The Serious Fraud Office's decision not to lay criminal charges against Hanover Finance has brought to an end one of our financial markets' more catastrophic episodes. This was the last of the SFO's investigations into many of the finance companies that fell domino-like between 2006 and 2011. In sum, 46 collapsed, affecting an estimated $6 billion of investments and 200,000 investors. Subsequently, the SFO investigated 15 of these companies, taking criminal prosecutions against nine.
This process has delivered a small degree of solace to investors who lost their savings. But badly shaken confidence, similar to that sparked by the 1987 sharemarket collapse, will endure until it is clear lessons have been learned and the right steps have been taken to prevent a repeat.
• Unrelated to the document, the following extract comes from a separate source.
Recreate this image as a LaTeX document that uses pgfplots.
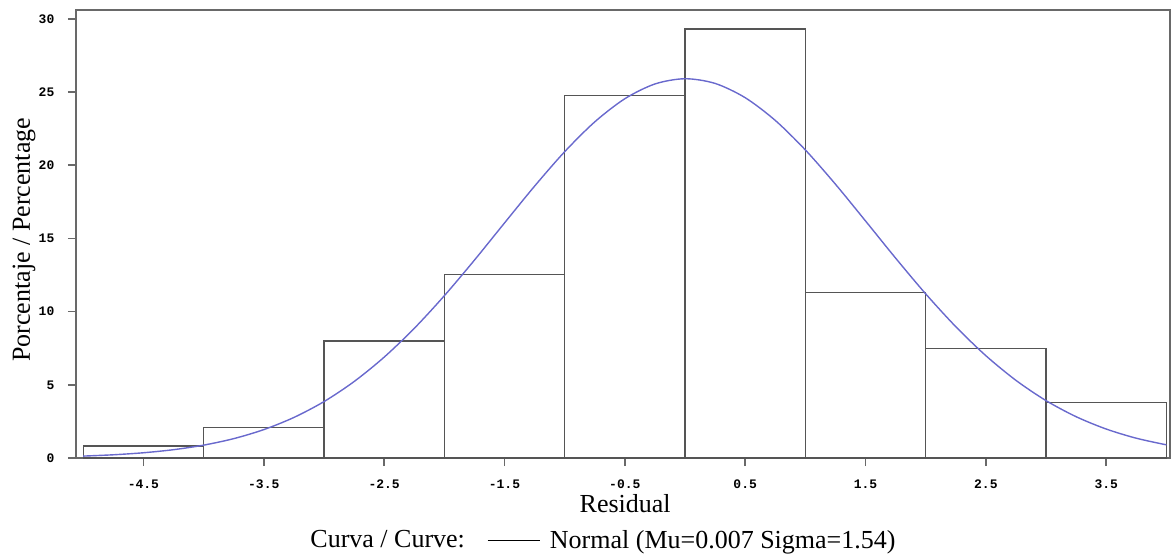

It is important that the finance-company sector survives in some shape or form. It is crucial as a source of loans to businesses and individuals who cannot get them from banks, a function especially significant when economic conditions are benign. Contrary to some commentary, the industry model has not collapsed. Rather, the failed companies shared similar flaws, a situation that in some ways makes the prevention of a recurrence easier.
The first of these was a shortcoming in corporate governance. Many directors failed investors by not doing their jobs properly, often in the monitoring of their companies' lending practices. The prison sentences handed to some and the fall from grace of the likes of former Cabinet minister Sir Douglas Graham sent a clear message about the extent of the care that directors will have to exercise in future.
What passed for a regulatory framework also failed investors. There was little protection for unsophisticated investors, many of whom were misled by glossy advertising, having had, in the first place, only a hazy notion of financial risk and reward.